Test results and chemo plans.

We just got home from the oncologist’s office. L* has already changed out of her dress shirt and into some comfy sweatpants and her La Llorona t-shirt. She’s also talked on the phone to friends (Hi Julien!), a nurse, her mom and her dad. Is still on the phone with her dad, going over all the names of drugs with him.

The Oncotype DX Assay (which was not paid for by the insurance) finally came in

L*’s prognosis with tamoxifen-only is good but would be significantly better with chemotherapy followed by tamoxifen , which is what L* has chosen.

They don’t think she needs a port (basically an IV entry point in her chest for the duration of chemo treatment), because she has good veins. (The oncology nurse advised: No coffee on the morning of chemo).

She’ll be starting chemotherapy (Taxotere and Cytoxin) next Monday, will have treatment every three weeks for four cycles (i.e. July 17, August 8, August 28, and September 18). The night before and morning of treatment, she’ll be taking steriods. The day after treatment, she’ll go in again for a white blood cell booster called Neulasta (may our insurance company cover it!)

So L* will be done with chemo and feeling more or less back to normal the second week of October.

Ktrion’s fall quarter starts August 29th, and L*s fall semester starts September 27.

Tomorrow, L* has a consultation at the Center for Integrative Medicine about complementary therapies (in Traditional Chinese Medicine, for example).

The yarn arrived this morning for the baby blanket.

The landlord has not yet decided about selling the house.

domingo, julio 09, 2006

Cleaning in case of chemo

Today L* and I are going to clean the house very thoroughly.

tomorrow we have a meeting with her oncologist, and L* will prob'ly be making a decision about chemotherapy.
That may mean she'll get a port put in tomorrow and start chemotherapy on Tuesday.

Thus it's important that we can come home to a very clean and peaceful house tomorrow.

We went to our first Tai Chi class yesterday and it was GREAT

One of the things we'll find out from the onocologist is the results of her Oncotype DX assay. These will categorize her risk of recurrence without chemo as Low, Intermediate, or High. Pretty sure that for either intermediate or high she will choose chemotherapy.

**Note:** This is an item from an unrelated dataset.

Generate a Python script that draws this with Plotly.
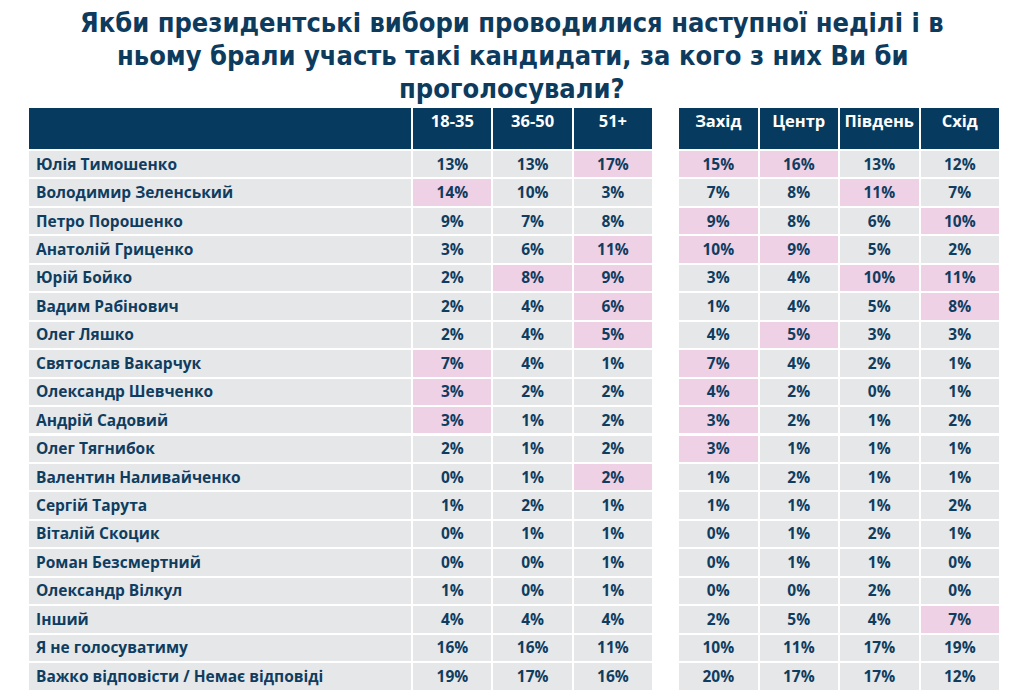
import plotly.graph_objects as go

title_lines = [
    "Якби президентські вибори проводилися наступної неділі і в",
    "ньому брали участь такі кандидати, за кого з них Ви би",
    "проголосували?",
]

names = [
    "Юлія Тимошенко", "Володимир Зеленський", "Петро Порошенко", "Анатолій Гриценко",
    "Юрій Бойко", "Вадим Рабінович", "Олег Ляшко", "Святослав Вакарчук",
    "Олександр Шевченко", "Андрій Садовий", "Олег Тягнибок", "Валентин Наливайченко",
    "Сергій Тарута", "Віталій Скоцик", "Роман Безсмертний", "Олександр Вілкул",
    "Інший", "Я не голосуватиму", "Важко відповісти / Немає відповіді",
]

age_labels = ["18-35", "36-50", "51+"]
age_18_35 = [13, 14, 9, 3, 2, 2, 2, 7, 3, 3, 2, 0, 1, 0, 0, 1, 4, 16, 19]
age_36_50 = [13, 10, 7, 6, 8, 4, 4, 4, 2, 1, 1, 1, 2, 1, 0, 0, 4, 16, 17]
age_51_plus = [17, 3, 8, 11, 9, 6, 5, 1, 2, 2, 2, 2, 1, 1, 1, 1, 4, 11, 16]

region_labels = ["Захід", "Центр", "Південь", "Схід"]
west = [15, 7, 9, 10, 3, 1, 4, 7, 4, 3, 3, 1, 1, 0, 0, 0, 2, 10, 20]
center = [16, 8, 8, 9, 4, 4, 5, 4, 2, 2, 1, 2, 1, 1, 1, 0, 5, 11, 17]
south = [13, 11, 6, 5, 10, 5, 3, 2, 0, 1, 1, 1, 1, 2, 1, 2, 4, 17, 17]
east = [12, 7, 10, 2, 11, 8, 3, 1, 1, 2, 1, 1, 2, 1, 0, 0, 7, 19, 12]

# highlighted (pink) cells: row indices per column
hl_18_35 = [1, 7, 8, 9]
hl_36_50 = [4]
hl_51_plus = [0, 3, 4, 5, 6, 11]
hl_west = [0, 2, 3, 7, 8, 9, 10]
hl_center = [0, 3, 6]
hl_south = [1, 4]
hl_east = [2, 4, 5, 16]

NAVY = "#063a5e"
TEXT = "#0f3d60"
GRAY = "#e6e7e9"
PINK = "#efd1e5"
FONT = "Open Sans, DejaVu Sans, sans-serif"
TITLE_FONT = "DejaVu Sans Condensed, Liberation Sans Narrow, sans-serif"

W, H = 1024, 700
OFF = 8  # page body margin around the figure
HEADER_H = 43
ROW_H = 28.45
TOP = 107


def px_x(x):
    return (x - OFF) / W


def px_y(y):
    return 1 - (y - OFF) / H


def nb(s):
    # non-breaking spaces keep the declared row height
    return s.replace(" ", "\u00a0")


def fmt(vals):
    return ["%d%%" % v for v in vals]


def fills(hl):
    return [PINK if i in hl else GRAY for i in range(len(names))]


fig = go.Figure()

left_cols = [age_18_35, age_36_50, age_51_plus]
left_hl = [hl_18_35, hl_36_50, hl_51_plus]
fig.add_trace(go.Table(
    domain=dict(x=[px_x(28), px_x(653)], y=[0, px_y(TOP)]),
    columnwidth=[383, 80, 80, 80],
    header=dict(
        values=[""] + [nb(l) for l in age_labels],
        fill_color=NAVY,
        line=dict(color="white", width=2),
        font=dict(family=FONT, size=16.5, color="white", weight="bold"),
        align=["left", "center"],
        height=HEADER_H,
    ),
    cells=dict(
        values=[[nb(n) for n in names]] + [fmt(c) for c in left_cols],
        fill_color=[[GRAY] * len(names)] + [fills(h) for h in left_hl],
        line=dict(color="white", width=2),
        font=dict(family=FONT, size=15.5, color=TEXT, weight="bold"),
        align=["left", "center", "center", "center"],
        height=ROW_H,
    ),
))

right_cols = [west, center, south, east]
right_hl = [hl_west, hl_center, hl_south, hl_east]
fig.add_trace(go.Table(
    domain=dict(x=[px_x(678), px_x(1000)], y=[0, px_y(TOP)]),
    columnwidth=[80, 80, 80, 80],
    header=dict(
        values=[nb(l) for l in region_labels],
        fill_color=NAVY,
        line=dict(color="white", width=2),
        font=dict(family=FONT, size=16.5, color="white", weight="bold"),
        align="center",
        height=HEADER_H,
    ),
    cells=dict(
        values=[fmt(c) for c in right_cols],
        fill_color=[fills(h) for h in right_hl],
        line=dict(color="white", width=2),
        font=dict(family=FONT, size=15.5, color=TEXT, weight="bold"),
        align="center",
        height=ROW_H,
    ),
))

for i, line in enumerate(title_lines):
    fig.add_annotation(
        x=px_x(512), xref="paper", y=px_y(22 + 33 * i), yref="paper",
        text="<b>%s</b>" % line, showarrow=False,
        xanchor="center", yanchor="middle",
        font=dict(family=TITLE_FONT, size=27, color="#0d3b5e"),
    )

fig.update_layout(
    width=W, height=H,
    margin=dict(l=0, r=0, t=0, b=0),
    paper_bgcolor="white",
    plot_bgcolor="white",
)

fig.write_html("out.html")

She's working in her garden right now. We got a patio umbrella so that she can hang out there and enjoy it without getting too much sun.

We’re still drinking lots of delicious green “republic of tea” tea.

I am eagerly awaiting a small shipment of yarn. children complicate knitting and crocheting.

I was working on Baby *zia's blanket about 2 months ago at our friend J*’s house. J*’s six year-old son and his friend started playing with one of the balls of yarn, and then next thing I knew, the whole living room looked like a game of "cat's cradle" gone awry. I let them keep that ball of yarn. (They’re good little guys! I’ve crocheted them both skully caps)

Then, two weeks ago, I ran out of the yarn to finish *zia's blanket. (Ay!). I found the right yarn on the internet but the service has been muy pokey. They finally shipped it on Monday, so I keep watching for it every day. (except today)

Our friend El Paso offered us a good deal on her new juicer. I don't think we're ready to commit to that yet, 'cause we're just getting started with the traditional chinese medicine thing, which is all about no raw foods. I was really tempted,
though, because L*s youngest brother has had a juicer for about a month, and he swears by it, and made us a lovely gazpacho when we saw him two weekend ago.

We finally watched Almodovar's All about my mother. LOVED IT! oh, my gosh, what a great movie. makes me want to write more and more and more. penelope cruz was sporting a particularly lovely crocheted shawl :)

jueves, julio 06, 2006

Guardian of the Home

San Jose is the Guardian of the Home.

L* made an ofrenda to him this week.

Our landlord is deciding whether he will try to sell the house we are renting from him (thus pushing us to find a new place to live during what is not the best of times) or to wait another year to make such a decision.

We’re praying to San Jose to keep us safe in our casita.